Hawker v. Sandy City Corporation, 2014 WL 6844930 (12/5/14) (Ut.) (Published & Unpub'd) - Oddly, the majority's decision is unpublished, but Judge Lucero's concurrence is published. The majority held that an officer's use of a twist-lock (twisting the suspect's hand to place tension on the arm to get compliance) on a 9 year-old, 67 pound, boy was not excessive force. The boy had been caught with someone else's IPad. The principal called the police. The principal told the responding officer she wanted to file charges against the boy. The officer said to the boy: "we can do this the easy way by you talking to me or the hard way by you not talking to me." The boy said nothing. The officer grabbed his arm and yanked him up. The boy grabbed the officer's arm. The officer used the twist-lock maneuver, pushed him against the wall and handcuffed him. Because the officer could view the boy's arm-grabbing as resisting arrest and escalating a tense situation, it was objectively reasonable for the officer to do what she did. The majority explains that stories in the news show how violent little children can be. The boy's "age and small demeanor do not necessarily undermine an officer's concern for safety and need to control the situation." The majority acknowledges the "unfortunate" nature of the facts in this case. It's "regrettable" that an officer feels the need to resort to such physical force. But "equally regrettable is the disrespectful, obdurate, and combative behavior of that 9-year-old child."

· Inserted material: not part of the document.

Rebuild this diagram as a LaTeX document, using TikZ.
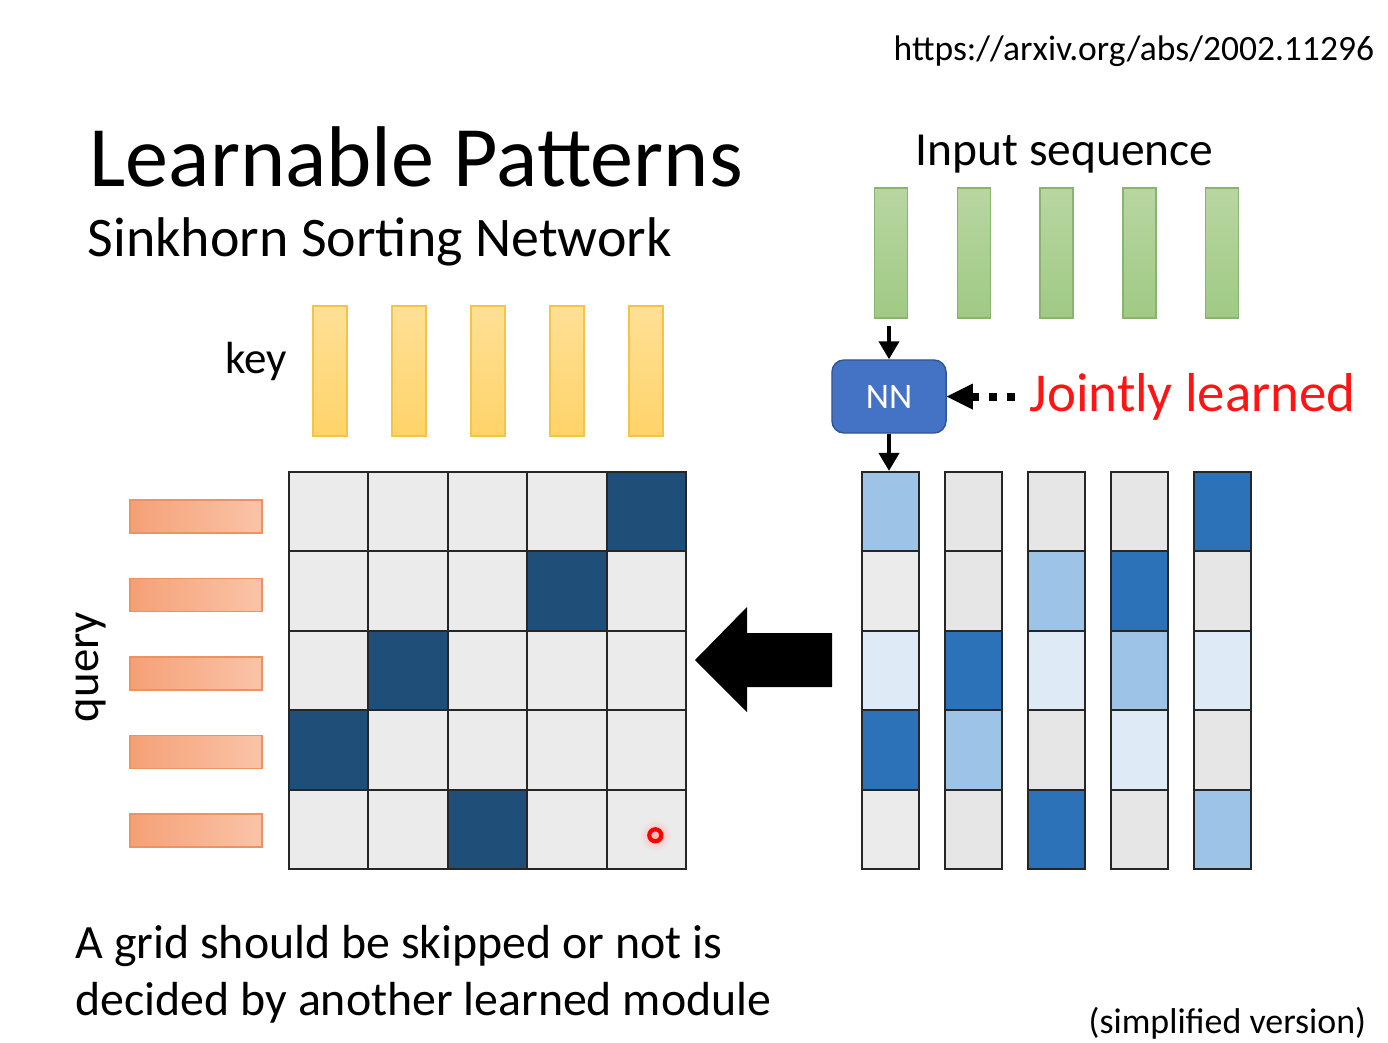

Judge Lucero agrees that 10th precedent requires the majority's holding. But Judge Lucero says he disagrees with that precedent. He pleads for dealing with petty crimes by minors "in a more enlightened fashion" to not automatically extend qualified immunity to officers for the kind of conduct involved in this case. He observes that this kind of treatment could leave permanent scars and unresolved anger and have a far-reaching impact on the boy's future. The judge asks: 'Why are we arresting 9-year-old schoolchildren?" He points out that, although the recent tragedies at schools might justify certain security measures, they don't require elementary schoolchildren to be "manhandled into a criminal law system in which they are treated as if they were were hardened criminals." Judge Lucero bemoans the practice of using the police to take care of matters that could be handled by school personnel, thus creating the school-to-prison pipeline. He worries that depriving children of their education by suspending them and sending them into the criminal justice system will deprive them of the opportunity to succeed. He concludes: "Our present jurisprudence is sending the wrong message to schools. It makes it too easy for educators to shed their significant and important role in the process and delegate it to the police and courts."